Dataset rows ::
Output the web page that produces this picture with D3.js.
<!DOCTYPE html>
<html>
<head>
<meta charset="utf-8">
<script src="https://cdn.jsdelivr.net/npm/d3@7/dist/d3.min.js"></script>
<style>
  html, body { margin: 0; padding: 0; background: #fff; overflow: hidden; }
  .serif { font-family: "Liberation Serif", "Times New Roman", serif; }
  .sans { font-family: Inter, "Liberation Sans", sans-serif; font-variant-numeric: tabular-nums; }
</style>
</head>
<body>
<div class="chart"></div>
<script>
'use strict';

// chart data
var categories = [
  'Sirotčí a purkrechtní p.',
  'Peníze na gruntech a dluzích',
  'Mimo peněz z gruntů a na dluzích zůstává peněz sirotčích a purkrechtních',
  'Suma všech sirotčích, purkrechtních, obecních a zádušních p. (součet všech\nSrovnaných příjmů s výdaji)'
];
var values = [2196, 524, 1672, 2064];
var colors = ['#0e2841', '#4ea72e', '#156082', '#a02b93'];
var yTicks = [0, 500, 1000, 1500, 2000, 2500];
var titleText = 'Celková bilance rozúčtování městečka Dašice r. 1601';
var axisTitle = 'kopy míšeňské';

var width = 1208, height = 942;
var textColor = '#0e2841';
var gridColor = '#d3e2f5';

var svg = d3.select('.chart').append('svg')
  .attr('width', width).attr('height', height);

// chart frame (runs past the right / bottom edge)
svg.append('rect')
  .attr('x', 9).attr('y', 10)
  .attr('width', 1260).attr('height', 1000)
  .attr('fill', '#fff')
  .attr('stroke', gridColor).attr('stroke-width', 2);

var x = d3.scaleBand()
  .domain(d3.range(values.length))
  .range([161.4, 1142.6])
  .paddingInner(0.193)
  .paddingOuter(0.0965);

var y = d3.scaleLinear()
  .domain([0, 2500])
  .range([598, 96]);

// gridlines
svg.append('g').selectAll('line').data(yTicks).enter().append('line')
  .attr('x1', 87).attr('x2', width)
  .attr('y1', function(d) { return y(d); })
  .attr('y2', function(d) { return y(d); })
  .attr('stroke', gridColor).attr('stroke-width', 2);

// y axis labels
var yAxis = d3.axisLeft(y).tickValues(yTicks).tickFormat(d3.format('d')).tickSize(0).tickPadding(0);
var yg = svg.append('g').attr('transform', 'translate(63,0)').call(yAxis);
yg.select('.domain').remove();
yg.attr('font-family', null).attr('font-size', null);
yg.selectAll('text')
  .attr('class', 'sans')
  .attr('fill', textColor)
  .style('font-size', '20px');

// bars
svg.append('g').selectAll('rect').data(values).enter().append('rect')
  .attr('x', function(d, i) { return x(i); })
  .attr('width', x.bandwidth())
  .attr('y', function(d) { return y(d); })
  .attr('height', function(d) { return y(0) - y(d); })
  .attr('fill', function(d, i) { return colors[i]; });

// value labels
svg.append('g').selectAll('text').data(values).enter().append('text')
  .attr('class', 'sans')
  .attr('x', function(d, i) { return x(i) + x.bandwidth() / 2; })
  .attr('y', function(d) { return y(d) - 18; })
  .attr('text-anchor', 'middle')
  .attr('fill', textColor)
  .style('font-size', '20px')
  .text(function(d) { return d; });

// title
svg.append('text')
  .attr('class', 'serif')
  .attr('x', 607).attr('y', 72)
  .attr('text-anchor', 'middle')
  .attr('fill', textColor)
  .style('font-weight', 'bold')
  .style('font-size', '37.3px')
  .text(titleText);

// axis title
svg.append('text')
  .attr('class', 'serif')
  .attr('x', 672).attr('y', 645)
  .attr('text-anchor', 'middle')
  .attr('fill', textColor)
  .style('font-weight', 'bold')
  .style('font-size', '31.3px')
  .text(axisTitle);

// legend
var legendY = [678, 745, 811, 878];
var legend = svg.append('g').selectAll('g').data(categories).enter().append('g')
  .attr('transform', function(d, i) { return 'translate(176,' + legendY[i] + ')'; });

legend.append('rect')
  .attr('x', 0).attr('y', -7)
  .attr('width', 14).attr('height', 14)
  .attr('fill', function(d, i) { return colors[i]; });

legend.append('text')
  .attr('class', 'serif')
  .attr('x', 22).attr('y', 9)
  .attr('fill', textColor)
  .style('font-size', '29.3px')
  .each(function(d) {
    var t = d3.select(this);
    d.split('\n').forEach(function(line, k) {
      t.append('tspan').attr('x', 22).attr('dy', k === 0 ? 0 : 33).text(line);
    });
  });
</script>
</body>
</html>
...
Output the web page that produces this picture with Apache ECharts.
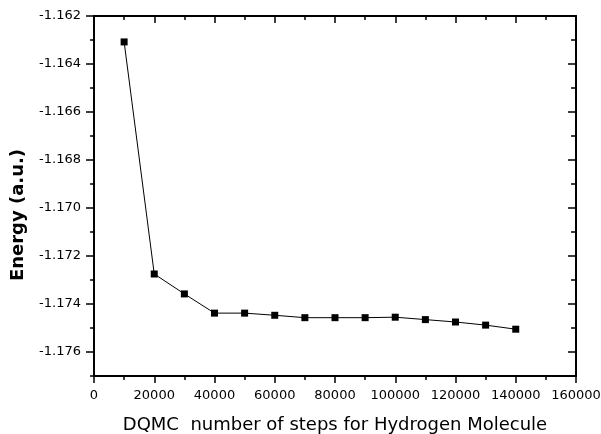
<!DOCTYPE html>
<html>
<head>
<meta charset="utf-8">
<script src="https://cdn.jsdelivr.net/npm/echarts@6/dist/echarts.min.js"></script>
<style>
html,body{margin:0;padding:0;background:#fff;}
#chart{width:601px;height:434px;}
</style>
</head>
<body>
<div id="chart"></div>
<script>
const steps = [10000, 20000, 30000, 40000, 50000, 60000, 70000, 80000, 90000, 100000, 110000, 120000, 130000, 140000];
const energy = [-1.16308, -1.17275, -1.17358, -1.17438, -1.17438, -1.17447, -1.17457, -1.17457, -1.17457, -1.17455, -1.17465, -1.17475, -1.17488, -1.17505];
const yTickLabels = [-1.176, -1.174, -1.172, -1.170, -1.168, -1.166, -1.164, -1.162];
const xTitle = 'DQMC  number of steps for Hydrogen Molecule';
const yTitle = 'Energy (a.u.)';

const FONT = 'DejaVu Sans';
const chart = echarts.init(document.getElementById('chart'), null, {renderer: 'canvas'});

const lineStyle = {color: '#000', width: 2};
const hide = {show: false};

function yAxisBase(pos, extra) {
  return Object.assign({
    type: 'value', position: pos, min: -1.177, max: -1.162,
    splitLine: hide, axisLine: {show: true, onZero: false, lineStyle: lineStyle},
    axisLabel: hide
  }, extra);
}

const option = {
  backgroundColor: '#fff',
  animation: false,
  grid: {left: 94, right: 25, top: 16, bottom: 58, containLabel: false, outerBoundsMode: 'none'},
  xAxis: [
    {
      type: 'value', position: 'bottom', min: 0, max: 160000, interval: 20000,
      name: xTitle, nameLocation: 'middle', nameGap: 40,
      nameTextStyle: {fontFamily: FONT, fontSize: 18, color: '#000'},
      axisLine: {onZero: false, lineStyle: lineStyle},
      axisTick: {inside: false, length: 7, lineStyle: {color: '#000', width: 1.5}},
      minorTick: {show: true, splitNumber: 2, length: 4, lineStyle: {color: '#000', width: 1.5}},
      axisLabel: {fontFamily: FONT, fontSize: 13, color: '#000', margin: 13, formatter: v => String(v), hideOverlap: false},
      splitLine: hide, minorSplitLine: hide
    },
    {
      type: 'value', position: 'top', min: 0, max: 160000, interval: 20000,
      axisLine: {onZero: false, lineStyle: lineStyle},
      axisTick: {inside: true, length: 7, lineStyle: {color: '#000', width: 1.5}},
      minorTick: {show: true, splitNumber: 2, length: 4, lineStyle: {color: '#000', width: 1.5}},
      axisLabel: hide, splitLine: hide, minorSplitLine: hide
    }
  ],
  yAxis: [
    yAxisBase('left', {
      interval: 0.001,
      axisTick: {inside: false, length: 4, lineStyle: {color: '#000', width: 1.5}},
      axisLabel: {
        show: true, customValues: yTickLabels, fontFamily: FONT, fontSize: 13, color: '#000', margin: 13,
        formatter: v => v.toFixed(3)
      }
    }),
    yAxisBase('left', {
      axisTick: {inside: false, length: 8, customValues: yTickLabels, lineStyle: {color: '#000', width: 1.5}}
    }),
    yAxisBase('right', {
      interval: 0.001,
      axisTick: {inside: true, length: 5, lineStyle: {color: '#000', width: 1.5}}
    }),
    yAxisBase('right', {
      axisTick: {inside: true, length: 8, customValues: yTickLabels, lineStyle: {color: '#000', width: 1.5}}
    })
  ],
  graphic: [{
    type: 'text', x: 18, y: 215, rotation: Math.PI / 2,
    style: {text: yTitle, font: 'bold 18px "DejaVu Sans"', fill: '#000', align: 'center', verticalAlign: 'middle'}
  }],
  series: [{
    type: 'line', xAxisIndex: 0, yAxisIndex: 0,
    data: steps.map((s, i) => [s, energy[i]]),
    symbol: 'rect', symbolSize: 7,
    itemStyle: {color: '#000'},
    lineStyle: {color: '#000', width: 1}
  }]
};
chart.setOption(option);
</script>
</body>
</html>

PROBLEM STATEMENT :: Copy each line above containing the string "produces".

RESPONSE TO THE EXERCISE ::
Output the web page that produces this picture with D3.js.
Output the web page that produces this picture with Apache ECharts.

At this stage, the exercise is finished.